Friday, Nov. 28, 1969

Notes from the Underground

Soviet newspapers almost never mention the acts of protest against government policy that have become commonplace in Russia during the past few years. Scarcely ever do they speak of the arrests and other reprisals against dissenters that are now taking place with increasing frequency in the Soviet Union.

Despite the blanket of official silence, there is one publication in Russia that records the protests and persecution of the country's dissenters. It is a small, often tattered, clandestine newsletter called Chronicle of Current Events. Despite constant KGB (secret police) efforts to stamp it out, the Chronicle, which usually runs no more than 40 typescript pages, circulates among intellectuals in major Soviet cities with the speed of a brush fire.

The Chronicle appears through what Russians call samizdat, which means self-publishing; it is a play on the Soviet term Gosizdat, the state publishing house. Behind closed doors, readers type copies of the newsletter, which they pass on to friends in chain-letter fashion. Fresh news items for the paper are sent back to the anonymous editors by the same chain of communication. Though anyone who copies or circulates the Chronicle faces severe penalties, ten issues of the Chronicle have appeared since it was launched in 1968. The front page of a recent issue carries a quotation from the U.N. Bill of Human Rights and a list of the cases reported in the issue (see cut).

Dispassionate Tones. Along with foreign short-wave broadcasts, the Chronicle has become a main source of information for Soviet intellectuals. It broke the news of the arrest of three naval officers for having drafted an appeal for free speech (TIME, Oct. 31). It was the only publication in Russia to re port on such historical documents as Alexander Solzhenitsyn's letters to the Writers Union about the banning of his works. The Chronicle regularly offers listings of the latest officially forbidden books by both Western and Russian authors circulating in samizdat editions in the Soviet Union.

Dispassionate in tone, it prints terse bulletins about the condition of political prisoners, like the writers Andrei Sinyavsky and Yuli Daniel, together with their labor-camp addresses. Top KGB investigators, prosecutors and judges who are involved in important political cases are identified by name for the record. The avowed purpose of the Chronicle is to secure civil rights for Soviet citizens within the letter and spirit of the constitution. Summaries of recent items:

> Alexander Daniel, the 20-year-old son of Yuli, was denied admission to Tartu University in Estonia, although he had been accepted earlier and had graduated at the top of his high school class. Recently he was fired from a menial job in the computer center of the Moscow Engineering Institute. At a meeting called to discuss young Daniel's case, the rector of the institute, Nikolai Strel-huk, expressed particular dissatisfaction about the number of Jews, like Daniel, who had been hired at the institute.

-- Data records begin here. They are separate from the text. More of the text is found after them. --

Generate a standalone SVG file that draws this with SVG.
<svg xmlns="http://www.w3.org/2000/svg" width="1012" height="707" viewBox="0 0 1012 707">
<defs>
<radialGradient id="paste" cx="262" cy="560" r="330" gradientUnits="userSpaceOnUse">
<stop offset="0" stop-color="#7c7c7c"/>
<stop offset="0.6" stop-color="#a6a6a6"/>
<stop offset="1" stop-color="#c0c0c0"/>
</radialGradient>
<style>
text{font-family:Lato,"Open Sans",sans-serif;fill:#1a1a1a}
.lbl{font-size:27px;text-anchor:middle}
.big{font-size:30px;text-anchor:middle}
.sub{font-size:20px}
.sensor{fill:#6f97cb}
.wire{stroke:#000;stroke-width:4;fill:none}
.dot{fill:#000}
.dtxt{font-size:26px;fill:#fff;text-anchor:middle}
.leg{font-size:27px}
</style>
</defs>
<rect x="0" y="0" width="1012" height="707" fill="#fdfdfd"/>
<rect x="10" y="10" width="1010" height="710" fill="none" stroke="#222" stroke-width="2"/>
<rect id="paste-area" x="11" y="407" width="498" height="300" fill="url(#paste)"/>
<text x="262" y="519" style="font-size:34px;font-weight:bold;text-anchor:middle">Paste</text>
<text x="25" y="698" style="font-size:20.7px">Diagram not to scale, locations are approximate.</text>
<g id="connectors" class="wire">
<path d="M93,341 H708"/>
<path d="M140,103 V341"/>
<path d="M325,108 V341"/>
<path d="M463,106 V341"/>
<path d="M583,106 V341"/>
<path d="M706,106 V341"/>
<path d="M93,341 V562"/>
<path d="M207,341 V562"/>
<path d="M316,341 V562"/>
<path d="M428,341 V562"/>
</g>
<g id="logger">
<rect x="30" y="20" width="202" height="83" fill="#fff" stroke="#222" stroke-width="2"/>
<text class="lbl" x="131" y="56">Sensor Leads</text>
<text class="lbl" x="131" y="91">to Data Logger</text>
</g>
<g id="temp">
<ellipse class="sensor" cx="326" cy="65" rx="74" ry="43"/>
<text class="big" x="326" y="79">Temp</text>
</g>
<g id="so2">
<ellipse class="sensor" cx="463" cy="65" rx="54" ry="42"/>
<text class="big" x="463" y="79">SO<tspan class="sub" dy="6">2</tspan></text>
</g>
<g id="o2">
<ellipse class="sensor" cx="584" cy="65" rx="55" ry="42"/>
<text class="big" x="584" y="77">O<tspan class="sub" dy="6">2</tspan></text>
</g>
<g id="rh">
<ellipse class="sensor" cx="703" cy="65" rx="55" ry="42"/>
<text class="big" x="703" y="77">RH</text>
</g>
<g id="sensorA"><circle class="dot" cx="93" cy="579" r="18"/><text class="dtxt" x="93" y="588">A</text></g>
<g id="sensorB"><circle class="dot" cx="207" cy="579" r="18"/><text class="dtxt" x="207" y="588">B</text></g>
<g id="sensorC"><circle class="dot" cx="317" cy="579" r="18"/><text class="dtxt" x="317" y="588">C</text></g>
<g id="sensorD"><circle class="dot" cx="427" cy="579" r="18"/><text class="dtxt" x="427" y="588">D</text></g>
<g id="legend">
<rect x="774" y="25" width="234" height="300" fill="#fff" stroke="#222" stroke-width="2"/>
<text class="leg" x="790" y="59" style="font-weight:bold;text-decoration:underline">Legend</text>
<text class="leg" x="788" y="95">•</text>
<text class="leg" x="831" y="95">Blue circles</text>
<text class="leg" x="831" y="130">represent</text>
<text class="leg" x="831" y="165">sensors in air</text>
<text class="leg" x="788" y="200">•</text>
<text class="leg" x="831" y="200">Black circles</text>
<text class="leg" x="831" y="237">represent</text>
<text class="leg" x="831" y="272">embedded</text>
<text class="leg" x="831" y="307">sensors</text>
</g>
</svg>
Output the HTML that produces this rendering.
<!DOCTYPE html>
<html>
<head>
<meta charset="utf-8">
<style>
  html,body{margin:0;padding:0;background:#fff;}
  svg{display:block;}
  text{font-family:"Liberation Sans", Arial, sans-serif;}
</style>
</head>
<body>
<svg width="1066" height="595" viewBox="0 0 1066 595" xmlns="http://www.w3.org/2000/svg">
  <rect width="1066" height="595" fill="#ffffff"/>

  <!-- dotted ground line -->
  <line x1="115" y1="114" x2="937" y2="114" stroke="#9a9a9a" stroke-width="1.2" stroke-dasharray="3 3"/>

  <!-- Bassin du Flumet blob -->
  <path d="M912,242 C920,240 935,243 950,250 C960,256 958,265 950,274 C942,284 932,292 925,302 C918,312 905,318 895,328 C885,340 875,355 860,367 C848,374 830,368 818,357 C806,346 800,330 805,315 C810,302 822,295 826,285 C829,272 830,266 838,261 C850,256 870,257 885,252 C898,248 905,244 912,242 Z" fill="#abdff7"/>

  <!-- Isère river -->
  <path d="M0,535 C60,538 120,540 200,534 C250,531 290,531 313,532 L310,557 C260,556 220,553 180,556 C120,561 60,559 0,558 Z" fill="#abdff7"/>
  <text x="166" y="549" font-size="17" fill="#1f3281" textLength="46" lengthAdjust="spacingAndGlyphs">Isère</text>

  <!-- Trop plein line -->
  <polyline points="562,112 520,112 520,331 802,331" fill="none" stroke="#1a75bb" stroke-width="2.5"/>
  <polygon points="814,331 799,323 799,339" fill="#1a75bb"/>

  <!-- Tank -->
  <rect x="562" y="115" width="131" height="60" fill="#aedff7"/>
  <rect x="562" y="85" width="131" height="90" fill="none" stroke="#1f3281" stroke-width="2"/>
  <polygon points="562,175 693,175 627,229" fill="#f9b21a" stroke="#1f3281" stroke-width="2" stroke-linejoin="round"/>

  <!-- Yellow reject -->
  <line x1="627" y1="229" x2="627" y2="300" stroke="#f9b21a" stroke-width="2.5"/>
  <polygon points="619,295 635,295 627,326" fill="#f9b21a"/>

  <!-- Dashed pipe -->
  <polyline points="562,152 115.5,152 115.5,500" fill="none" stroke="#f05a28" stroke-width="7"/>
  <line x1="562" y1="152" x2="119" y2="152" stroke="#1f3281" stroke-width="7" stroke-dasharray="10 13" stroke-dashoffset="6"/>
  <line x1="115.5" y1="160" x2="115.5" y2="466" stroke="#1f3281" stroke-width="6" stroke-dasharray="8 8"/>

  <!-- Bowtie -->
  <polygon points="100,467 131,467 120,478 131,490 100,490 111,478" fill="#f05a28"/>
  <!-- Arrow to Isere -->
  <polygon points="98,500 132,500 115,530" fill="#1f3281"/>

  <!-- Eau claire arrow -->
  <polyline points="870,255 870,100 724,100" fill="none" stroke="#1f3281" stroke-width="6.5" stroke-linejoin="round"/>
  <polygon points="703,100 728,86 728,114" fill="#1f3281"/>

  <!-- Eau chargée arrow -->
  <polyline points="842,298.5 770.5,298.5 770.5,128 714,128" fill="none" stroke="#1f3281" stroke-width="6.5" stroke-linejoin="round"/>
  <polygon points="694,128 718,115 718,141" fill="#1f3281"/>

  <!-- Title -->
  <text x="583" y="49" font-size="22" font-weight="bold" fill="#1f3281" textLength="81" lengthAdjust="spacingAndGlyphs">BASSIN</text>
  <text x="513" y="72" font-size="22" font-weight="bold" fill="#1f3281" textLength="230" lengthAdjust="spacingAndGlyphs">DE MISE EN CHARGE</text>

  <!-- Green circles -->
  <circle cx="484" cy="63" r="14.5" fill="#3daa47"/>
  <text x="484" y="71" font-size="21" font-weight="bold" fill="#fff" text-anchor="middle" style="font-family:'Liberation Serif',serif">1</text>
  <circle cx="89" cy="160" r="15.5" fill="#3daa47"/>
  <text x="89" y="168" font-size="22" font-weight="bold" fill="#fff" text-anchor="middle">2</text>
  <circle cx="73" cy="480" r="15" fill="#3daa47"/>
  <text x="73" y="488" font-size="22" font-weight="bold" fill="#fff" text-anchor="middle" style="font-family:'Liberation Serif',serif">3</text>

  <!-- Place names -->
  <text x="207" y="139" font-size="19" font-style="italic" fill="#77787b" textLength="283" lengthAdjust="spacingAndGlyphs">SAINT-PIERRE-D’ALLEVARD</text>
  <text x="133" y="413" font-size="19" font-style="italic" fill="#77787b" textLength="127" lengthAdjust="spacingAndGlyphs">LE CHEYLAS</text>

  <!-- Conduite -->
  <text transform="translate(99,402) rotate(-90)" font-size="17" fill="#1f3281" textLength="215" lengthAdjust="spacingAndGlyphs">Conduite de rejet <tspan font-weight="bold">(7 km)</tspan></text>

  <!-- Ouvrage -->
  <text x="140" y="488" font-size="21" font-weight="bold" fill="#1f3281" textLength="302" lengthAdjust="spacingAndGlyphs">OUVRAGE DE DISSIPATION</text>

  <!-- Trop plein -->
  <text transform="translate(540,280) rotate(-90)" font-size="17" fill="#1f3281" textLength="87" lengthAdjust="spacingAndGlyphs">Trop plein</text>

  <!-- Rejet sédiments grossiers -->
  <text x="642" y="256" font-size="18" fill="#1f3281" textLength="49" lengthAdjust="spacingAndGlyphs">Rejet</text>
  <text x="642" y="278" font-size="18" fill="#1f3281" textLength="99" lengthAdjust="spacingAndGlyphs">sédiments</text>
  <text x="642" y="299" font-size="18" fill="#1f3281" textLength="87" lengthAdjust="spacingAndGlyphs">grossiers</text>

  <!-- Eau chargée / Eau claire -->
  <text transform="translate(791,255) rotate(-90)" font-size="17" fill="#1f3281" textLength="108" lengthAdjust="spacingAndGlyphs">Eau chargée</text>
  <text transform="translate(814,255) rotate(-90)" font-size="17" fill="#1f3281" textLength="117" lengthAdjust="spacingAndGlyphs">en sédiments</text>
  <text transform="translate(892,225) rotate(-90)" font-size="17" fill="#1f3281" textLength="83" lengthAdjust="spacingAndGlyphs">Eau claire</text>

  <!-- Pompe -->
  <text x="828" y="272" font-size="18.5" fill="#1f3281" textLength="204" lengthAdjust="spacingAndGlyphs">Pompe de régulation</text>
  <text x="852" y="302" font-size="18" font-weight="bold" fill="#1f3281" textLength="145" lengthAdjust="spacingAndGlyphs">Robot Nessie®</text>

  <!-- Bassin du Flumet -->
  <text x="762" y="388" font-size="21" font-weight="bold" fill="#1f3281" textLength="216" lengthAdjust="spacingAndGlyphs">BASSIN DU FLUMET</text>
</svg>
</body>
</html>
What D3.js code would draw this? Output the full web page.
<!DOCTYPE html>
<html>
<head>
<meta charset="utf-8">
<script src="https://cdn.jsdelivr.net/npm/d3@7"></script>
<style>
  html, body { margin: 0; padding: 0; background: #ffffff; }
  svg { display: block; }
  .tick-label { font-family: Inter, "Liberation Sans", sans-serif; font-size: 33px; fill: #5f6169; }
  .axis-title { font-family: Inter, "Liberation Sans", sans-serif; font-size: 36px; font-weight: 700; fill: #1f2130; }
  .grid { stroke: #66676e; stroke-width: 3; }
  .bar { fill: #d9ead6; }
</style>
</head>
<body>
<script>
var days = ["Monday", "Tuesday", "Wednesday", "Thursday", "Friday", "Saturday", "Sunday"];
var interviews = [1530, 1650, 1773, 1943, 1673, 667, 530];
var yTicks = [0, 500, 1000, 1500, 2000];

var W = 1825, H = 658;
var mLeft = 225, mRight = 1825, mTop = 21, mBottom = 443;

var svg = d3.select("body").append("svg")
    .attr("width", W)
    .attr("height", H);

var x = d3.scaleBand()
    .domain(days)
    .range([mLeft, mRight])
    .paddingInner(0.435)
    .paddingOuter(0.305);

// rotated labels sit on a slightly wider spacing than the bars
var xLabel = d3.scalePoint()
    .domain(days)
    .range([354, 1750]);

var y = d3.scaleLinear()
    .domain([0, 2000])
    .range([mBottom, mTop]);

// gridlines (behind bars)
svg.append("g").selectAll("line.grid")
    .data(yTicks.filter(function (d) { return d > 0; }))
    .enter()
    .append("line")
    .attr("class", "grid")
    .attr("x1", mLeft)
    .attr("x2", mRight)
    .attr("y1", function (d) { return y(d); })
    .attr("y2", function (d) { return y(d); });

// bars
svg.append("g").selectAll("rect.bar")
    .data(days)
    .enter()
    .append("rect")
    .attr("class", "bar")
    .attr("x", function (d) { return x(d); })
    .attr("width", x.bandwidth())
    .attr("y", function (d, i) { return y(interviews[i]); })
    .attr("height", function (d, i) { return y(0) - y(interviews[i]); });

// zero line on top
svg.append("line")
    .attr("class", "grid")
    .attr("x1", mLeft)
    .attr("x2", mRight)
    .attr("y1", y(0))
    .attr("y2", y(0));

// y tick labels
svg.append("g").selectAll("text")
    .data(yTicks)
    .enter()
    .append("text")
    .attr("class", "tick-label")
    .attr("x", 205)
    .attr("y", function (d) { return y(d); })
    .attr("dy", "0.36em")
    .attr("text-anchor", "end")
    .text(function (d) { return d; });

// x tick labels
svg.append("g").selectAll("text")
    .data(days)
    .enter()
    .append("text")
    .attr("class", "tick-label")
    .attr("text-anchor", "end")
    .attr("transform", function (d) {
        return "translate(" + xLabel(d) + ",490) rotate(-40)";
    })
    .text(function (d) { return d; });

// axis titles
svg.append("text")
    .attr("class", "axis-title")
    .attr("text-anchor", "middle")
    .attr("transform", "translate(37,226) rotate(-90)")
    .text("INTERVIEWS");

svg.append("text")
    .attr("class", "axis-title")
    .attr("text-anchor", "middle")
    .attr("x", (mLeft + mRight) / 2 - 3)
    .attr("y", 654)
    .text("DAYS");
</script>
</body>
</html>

> On July 11, Genrikh Altunian, a Soviet army major and a teacher at the Military Institute of Kharkov, was arrested after a house search had turned up copies of Solzhenitsyn's Cancer Ward and issues of the Chronicle. He was expelled from the Communist Party, cashiered from the army and jailed in a KGB isolation prison.

> A KGB investigator, Nikolai Danilov, left his work on the island of Sakhalin and took a job as a legal-aid consultant in a Leningrad law office. He was arrested and confined in a special insane asylum for political offenders, where he is being "treated" with insulin shock.

> In Leningrad last December, three intellectuals were tried and sentenced to hard labor for "producing, harboring and circulating works of an anti-Soviet nature." These included Milovan Djilas' The New Class and Barry Goldwater's Why Not Victory? and The Conscience of a Conservative.

Ominous Forecast. In instances where Western specialists could check the veracity of the Chronicle reports, they have proved to be accurate. That only makes the newsletter's prediction about Stalin seem more significant. Issue No. 10, which has just begun to circulate in Russia, reports that the Soviet leaders are planning a major campaign to "rehabilitate" Stalin on the occasion of the 90th anniversary of his birth next Dec. 21. Major articles in Pravda and Izvestia are in preparation, together with a four-volume edition of his works. Posters and a statue are also being made ready for the event. As if to confirm the Chronicle's prediction, two pictures of Stalin last week appeared in a photo exhibit of Soviet history in Moscow. Since the Kremlin's attitude toward Stalin often has been a barometer of the government's willingness to repress dissenters, rehabilitation of the defamed dictator would portend an even bleaker era for the readers of the Chronicle.